To secure a morning meal that sports the full trappings of porridge, kippers, eggs, sausages, bacons, mountains of toast with marmalade, and tea, one is wise to quit southern England altogether and head north.

There are two threats to the English breakfast: the continental penchant for getting by with a crust of bread and a cup of coffee, and a more insidious assault by items of food popular in other countries.

Continental breakfast is now standard in most London hotels, and to move beyond it the visitor must be prepared to press hard and pay up. To make bacon rashers, fried eggs, and "bangers" appear on the breakfast table you may add L2 or L3 to the bill.

But this development is less devastating than the intrusion of foreign foods. Muesli from Switzerland, yogurt from Poland, croissants from France, orange juice from California -- all are now commonly found being consumed by Britons who formerly preferred their own breakfast fare.

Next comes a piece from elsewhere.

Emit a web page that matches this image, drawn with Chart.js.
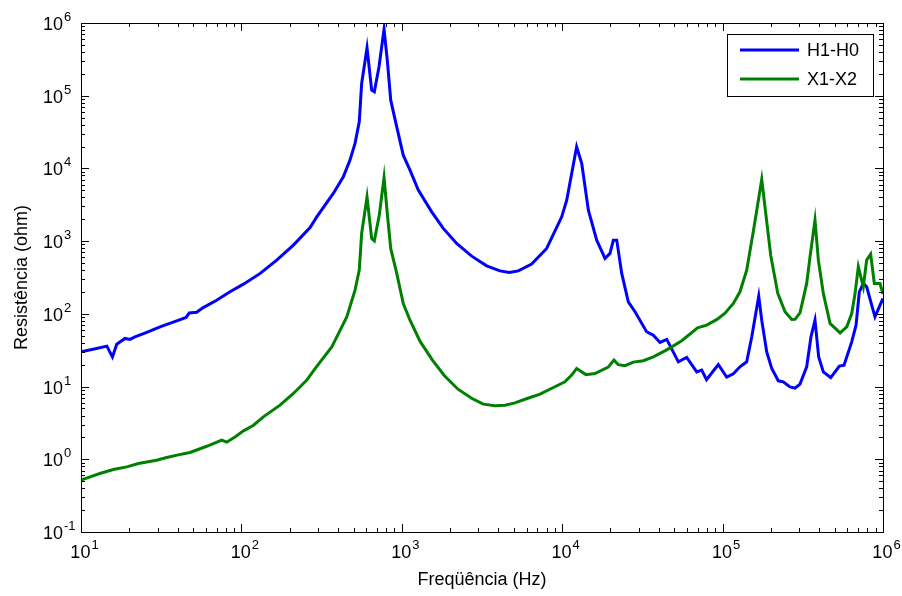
<!DOCTYPE html>
<html>
<head>
<meta charset="utf-8">
<script src="https://cdn.jsdelivr.net/npm/chart.js@4/dist/chart.umd.min.js"></script>
<style>
  html, body { margin: 0; padding: 0; background: #fff; }
  #wrap { width: 902px; height: 596px; }
</style>
</head>
<body>
<div id="wrap"><canvas id="chart" width="902" height="596"></canvas></div>
<script>
// valeurs (Hz, ohm)
const freqH = [10,12.5,14.5,15.7,16.7,18.8,20.2,21.7,25.7,31.1,39.5,45.2,47.3,52.6,57.8,70.1,84.9,103,131,166,
  211,268,295,374,432,475,511,543,562,607,649,674,721,775,812,853,930,1021,1125,1267,
  1536,1814,2198,2727,3381,4094,4680,5325,6450,8000,9930,10670,12300,13240,14560,16410,18490,19860,20840,21880,
  23500,25830,28440,33650,37000,40700,44860,52970,59730,69000,74100,79400,94000,106000,116700,128300,141300,152000,168000,175400,
  188400,202500,222500,238900,263000,282600,303800,334400,355600,376700,397200,424600,472000,534500,571500,638300,679200,711800,753600,791000,
  891000,1000000];
const resH = [30,33.4,36,25.6,38.3,45.9,44.5,48.3,55.5,66.2,80.1,89.2,103,105,122,154,201,256,360,548,
  881,1542,2158,4529,7650,13000,22100,43800,147600,456000,119000,113000,250000,817000,309000,86900,37300,15200,9480,5030,
  2530,1496,929,622,457,390,371,390,483,794,2160,3660,19800,11700,2670,1032,578,678,1032,1032,
  360,146,107,56.5,50.9,40.4,44.5,21.9,25.1,15.9,16.8,12.4,20.1,13.5,15.0,18.7,21.9,48.3,175,81.8,
  30,17.7,12.0,11.6,9.9,9.5,10.8,18.7,48.3,81.8,25.6,15.9,13.3,19.1,19.7,41.2,70.0,201,262,235,
  91,163];

const freqX = [10,11.4,13.1,15.9,19.3,22.8,29.6,34.2,40.4,47.8,60.8,75.4,81,91.2,103,119,137,174,211,255,
  288,366,454,511,543,562,607,649,674,724,775,812,853,930,1021,1125,1298,1553,1845,2240,
  2740,3222,3811,4400,5080,6040,7280,8810,10400,11460,12300,14060,16000,19360,21030,22380,24650,27760,32060,37000,
  44860,55650,69800,79600,92300,103500,116700,128300,141300,155300,175400,183700,199500,220800,245000,269800,282600,303800,334400,350700,
  376700,395400,424600,467700,540000,594300,638300,669500,701800,753600,791000,837500,883000,957500,1000000];
const resX = [0.516,0.573,0.638,0.724,0.786,0.875,0.972,1.06,1.15,1.24,1.51,1.83,1.72,2.03,2.46,2.94,3.83,5.55,8.04,12.2,
  17.7,35.2,91,212,399,1276,4060,1089,1010,2280,7520,2400,794,360,139,81.8,42.1,23.1,14.1,9.2,
  6.86,5.73,5.43,5.55,5.97,6.86,7.87,9.72,11.6,14.4,17.7,14.6,15.1,18.5,23.1,20.0,19.4,21.7,22.7,25.6,
  32.0,42.8,64.1,70.0,83.8,102,139,201,399,1343,7060,2970,641,191,107,83.8,84,103,262,608,
  1945,548,191,73.8,54.8,66.2,101,191,443,235,548,662,262,262,187];

const seriesNames = ['H1-H0', 'X1-X2'];
const xTickExp = [1, 2, 3, 4, 5, 6];
const yTickExp = [-1, 0, 1, 2, 3, 4, 5, 6];
const xTitle = 'Freqüência (Hz)';
const yTitle = 'Resistência (ohm)';

const FONT = '"Liberation Sans", Arial, sans-serif';

function toPoints(xs, ys) {
  return xs.map((f, i) => ({ x: f, y: ys[i] }));
}

// "10" + exposant
function drawPow(ctx, x, y, exp, mode) {
  ctx.font = '18px ' + FONT;
  const base = '10';
  const wb = ctx.measureText(base).width;
  ctx.font = '13px ' + FONT;
  const sup = String(exp);
  const ws = ctx.measureText(sup).width;
  let xb;
  if (mode === 'y') xb = x - wb;          // "10" aligné à droite
  else xb = x - (wb + ws) / 2;            // label centré
  ctx.textAlign = 'left';
  ctx.textBaseline = 'alphabetic';
  ctx.font = '18px ' + FONT;
  ctx.fillText(base, xb, y);
  ctx.font = '13px ' + FONT;
  ctx.fillText(sup, xb + wb + 1, y - 9);
}

const axesPlugin = {
  id: 'matlabAxes',
  afterDraw(chart) {
    const { ctx, chartArea: a, scales } = chart;
    const sx = scales.x, sy = scales.y;
    ctx.save();
    ctx.strokeStyle = '#000';
    ctx.fillStyle = '#000';
    ctx.lineWidth = 1;

    // cadre
    ctx.strokeRect(Math.round(a.left) + 0.5, Math.round(a.top) + 0.5,
      Math.round(a.right - a.left), Math.round(a.bottom - a.top));

    ctx.beginPath();
    // graduations x
    for (let d = 1; d <= 6; d++) {
      for (let k = 1; k <= 9; k++) {
        const v = k * Math.pow(10, d);
        if (v > 1e6) break;
        const px = Math.round(sx.getPixelForValue(v)) + 0.5;
        const len = k === 1 ? 8 : 4;
        ctx.moveTo(px, a.bottom); ctx.lineTo(px, a.bottom - len);
        ctx.moveTo(px, a.top); ctx.lineTo(px, a.top + len);
      }
    }
    // graduations y
    for (let d = -1; d <= 6; d++) {
      for (let k = 1; k <= 9; k++) {
        const v = k * Math.pow(10, d);
        if (v > 1e6) break;
        const py = Math.round(sy.getPixelForValue(v)) + 0.5;
        const len = k === 1 ? 8 : 4;
        ctx.moveTo(a.left, py); ctx.lineTo(a.left + len, py);
        ctx.moveTo(a.right, py); ctx.lineTo(a.right - len, py);
      }
    }
    ctx.stroke();

    // étiquettes
    xTickExp.forEach(e => {
      const px = sx.getPixelForValue(Math.pow(10, e));
      drawPow(ctx, px + 3, a.bottom + 26, e, 'x');
    });
    yTickExp.forEach(e => {
      const py = sy.getPixelForValue(Math.pow(10, e));
      drawPow(ctx, 63, py + 7, e, 'y');
    });

    // titres des axes
    ctx.font = '18px ' + FONT;
    ctx.textAlign = 'center';
    ctx.textBaseline = 'alphabetic';
    ctx.fillText(xTitle, (a.left + a.right) / 2, 585);
    ctx.save();
    ctx.translate(27, (a.top + a.bottom) / 2);
    ctx.rotate(-Math.PI / 2);
    ctx.fillText(yTitle, 0, 0);
    ctx.restore();

    // légende
    const lx = 727, ly = 34, lw = 146, lh = 62;
    ctx.fillStyle = '#fff';
    ctx.fillRect(lx, ly, lw, lh);
    ctx.strokeRect(lx + 0.5, ly + 0.5, lw, lh);
    chart.data.datasets.forEach((ds, i) => {
      const yy = ly + 16 + i * 29;
      ctx.strokeStyle = ds.borderColor;
      ctx.lineWidth = 3;
      ctx.beginPath();
      ctx.moveTo(740, yy); ctx.lineTo(799, yy);
      ctx.stroke();
      ctx.fillStyle = '#000';
      ctx.font = '18px ' + FONT;
      ctx.textAlign = 'left';
      ctx.textBaseline = 'middle';
      ctx.fillText(ds.label, 807, yy + 1);
    });
    ctx.restore();
  }
};

const ctx = document.getElementById('chart').getContext('2d');
const chart = new Chart(ctx, {
  type: 'line',
  data: {
    datasets: [
      { label: seriesNames[0], data: toPoints(freqH, resH), borderColor: '#0000ff', borderWidth: 3, pointRadius: 0, tension: 0, fill: false, order: 1 },
      { label: seriesNames[1], data: toPoints(freqX, resX), borderColor: '#008000', borderWidth: 3, pointRadius: 0, tension: 0, fill: false, order: 0 }
    ]
  },
  options: {
    responsive: false,
    animation: false,
    devicePixelRatio: 1,
    layout: { padding: { top: 23, right: 19, left: 0, bottom: 0 } },
    plugins: { legend: { display: false }, tooltip: { enabled: false } },
    scales: {
      x: {
        type: 'logarithmic', min: 10, max: 1e6,
        grid: { display: false }, border: { display: false },
        ticks: { display: false },
        afterFit: s => { s.height = 64; }
      },
      y: {
        type: 'logarithmic', min: 0.1, max: 1e6,
        grid: { display: false }, border: { display: false },
        ticks: { display: false },
        afterFit: s => { s.width = 81; }
      }
    }
  },
  plugins: [axesPlugin]
});
</script>
</body>
</html>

Sainsburys, one of the large food chains, has released statistics strongly suggesting that the British breakfast may be on the way out.

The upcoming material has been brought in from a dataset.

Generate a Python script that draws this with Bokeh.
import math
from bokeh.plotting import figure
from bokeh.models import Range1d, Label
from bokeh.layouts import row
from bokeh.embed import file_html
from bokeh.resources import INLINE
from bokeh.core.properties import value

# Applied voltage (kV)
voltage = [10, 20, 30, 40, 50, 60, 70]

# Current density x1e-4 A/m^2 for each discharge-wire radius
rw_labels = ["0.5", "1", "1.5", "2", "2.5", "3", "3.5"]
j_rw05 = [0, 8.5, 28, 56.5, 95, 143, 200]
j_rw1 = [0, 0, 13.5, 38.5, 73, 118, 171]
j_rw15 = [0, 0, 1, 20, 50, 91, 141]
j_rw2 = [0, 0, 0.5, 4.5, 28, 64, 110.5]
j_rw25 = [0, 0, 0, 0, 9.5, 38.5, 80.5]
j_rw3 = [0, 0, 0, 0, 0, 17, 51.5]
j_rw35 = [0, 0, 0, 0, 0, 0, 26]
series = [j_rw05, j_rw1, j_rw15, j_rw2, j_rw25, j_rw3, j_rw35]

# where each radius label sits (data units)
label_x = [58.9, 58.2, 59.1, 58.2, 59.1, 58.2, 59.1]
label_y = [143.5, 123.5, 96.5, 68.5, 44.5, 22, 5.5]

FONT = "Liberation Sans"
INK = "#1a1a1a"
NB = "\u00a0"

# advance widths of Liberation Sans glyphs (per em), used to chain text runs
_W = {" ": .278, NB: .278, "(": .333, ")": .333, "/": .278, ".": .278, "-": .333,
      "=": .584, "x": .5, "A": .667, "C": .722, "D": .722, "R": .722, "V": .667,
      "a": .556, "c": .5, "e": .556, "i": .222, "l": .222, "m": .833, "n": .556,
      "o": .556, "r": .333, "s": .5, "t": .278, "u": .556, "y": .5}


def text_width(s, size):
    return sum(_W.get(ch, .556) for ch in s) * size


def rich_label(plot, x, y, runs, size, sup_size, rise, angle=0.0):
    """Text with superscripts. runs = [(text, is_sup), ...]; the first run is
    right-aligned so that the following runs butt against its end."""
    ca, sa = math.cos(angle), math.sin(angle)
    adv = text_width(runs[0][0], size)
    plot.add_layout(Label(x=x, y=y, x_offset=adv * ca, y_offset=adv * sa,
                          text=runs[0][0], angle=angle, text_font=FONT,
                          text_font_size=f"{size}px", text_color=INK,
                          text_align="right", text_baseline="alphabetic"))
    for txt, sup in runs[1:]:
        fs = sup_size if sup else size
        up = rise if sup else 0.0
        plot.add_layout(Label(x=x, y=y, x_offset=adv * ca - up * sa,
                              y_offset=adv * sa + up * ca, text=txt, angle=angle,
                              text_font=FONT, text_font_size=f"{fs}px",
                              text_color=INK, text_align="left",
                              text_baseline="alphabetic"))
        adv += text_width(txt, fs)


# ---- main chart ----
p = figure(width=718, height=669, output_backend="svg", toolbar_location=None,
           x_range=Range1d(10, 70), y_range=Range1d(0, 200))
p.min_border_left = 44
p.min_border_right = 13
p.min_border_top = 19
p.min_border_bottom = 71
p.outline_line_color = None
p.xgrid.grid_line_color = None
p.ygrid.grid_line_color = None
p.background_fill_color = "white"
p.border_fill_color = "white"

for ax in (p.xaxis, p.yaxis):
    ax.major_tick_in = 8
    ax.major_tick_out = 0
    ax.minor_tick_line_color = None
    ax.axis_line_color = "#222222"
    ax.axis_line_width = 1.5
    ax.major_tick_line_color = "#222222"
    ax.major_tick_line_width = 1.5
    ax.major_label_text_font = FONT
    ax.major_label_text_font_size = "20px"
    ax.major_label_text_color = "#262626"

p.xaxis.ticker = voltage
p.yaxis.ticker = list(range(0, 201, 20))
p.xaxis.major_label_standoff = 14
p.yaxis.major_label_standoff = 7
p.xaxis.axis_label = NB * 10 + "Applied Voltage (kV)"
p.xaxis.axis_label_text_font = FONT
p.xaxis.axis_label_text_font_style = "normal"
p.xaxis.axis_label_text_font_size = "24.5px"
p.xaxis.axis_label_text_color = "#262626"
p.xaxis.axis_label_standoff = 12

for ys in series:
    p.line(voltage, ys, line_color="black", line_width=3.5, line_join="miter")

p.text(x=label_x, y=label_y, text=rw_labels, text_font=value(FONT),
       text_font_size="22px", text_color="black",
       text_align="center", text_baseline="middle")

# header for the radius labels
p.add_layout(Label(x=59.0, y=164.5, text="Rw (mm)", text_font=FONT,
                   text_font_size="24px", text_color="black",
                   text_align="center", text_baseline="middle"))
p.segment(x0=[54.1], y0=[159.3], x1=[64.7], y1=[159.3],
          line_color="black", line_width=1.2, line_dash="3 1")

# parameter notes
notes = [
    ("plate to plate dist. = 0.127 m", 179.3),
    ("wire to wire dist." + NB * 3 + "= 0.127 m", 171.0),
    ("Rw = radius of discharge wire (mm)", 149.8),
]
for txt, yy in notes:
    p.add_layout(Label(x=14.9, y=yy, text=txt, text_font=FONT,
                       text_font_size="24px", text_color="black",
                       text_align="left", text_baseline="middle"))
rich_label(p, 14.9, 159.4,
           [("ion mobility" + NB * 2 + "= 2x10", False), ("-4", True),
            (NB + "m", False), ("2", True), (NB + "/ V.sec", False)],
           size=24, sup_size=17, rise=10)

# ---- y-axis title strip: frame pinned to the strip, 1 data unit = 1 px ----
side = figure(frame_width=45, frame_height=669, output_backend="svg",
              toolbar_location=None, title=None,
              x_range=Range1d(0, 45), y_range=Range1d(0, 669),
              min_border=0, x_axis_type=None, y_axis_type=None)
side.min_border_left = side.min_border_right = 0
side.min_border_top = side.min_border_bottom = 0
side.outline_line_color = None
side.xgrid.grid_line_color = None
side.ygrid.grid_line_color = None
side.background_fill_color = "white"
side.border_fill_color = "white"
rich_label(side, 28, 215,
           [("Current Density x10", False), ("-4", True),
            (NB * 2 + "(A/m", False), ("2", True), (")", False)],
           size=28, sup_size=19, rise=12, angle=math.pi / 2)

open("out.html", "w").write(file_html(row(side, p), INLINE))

Twenty years ago, half of Britain began the day with a cooked breakfast. Now the figure is 18 percent, and falling.

Cereal is making startling inroads into the breakfast habits of the nation. Nowadays 40 percent have cereal at breakfast -- well over double what it was two decades ago.

According to the statistics, one-quarter of the population make do with a bread roll or piece of toast each morning. One Briton in five has no breakfast at all.

Why is the English breakfast losing ground? Part of the reason is the pace of life. Commuters are reluctant to spend time preparing a cooked meal before they head for buses and trains.

But many people have switched from manual jobs and entered service industries that do not require them to burn up large quantities of calories. They simply do not need the solid fuel that a cooked English breakfast provides.

To track down a breakfast with all the trimmings you must head to the cities and counties of the north, where tradition holds fast. Places like York, leeds, Edinburgh, and Aberdeen still offer breakfasts fit for real people.

But if you do manage to find a morning meal that meets traditional standards, don't shout the word "traditional" too loudly. It seems that the genuine English breakfast became common as recently as the 1920s. Before that, many Britons ate quite sparingly -- just as they are beginning to do again today.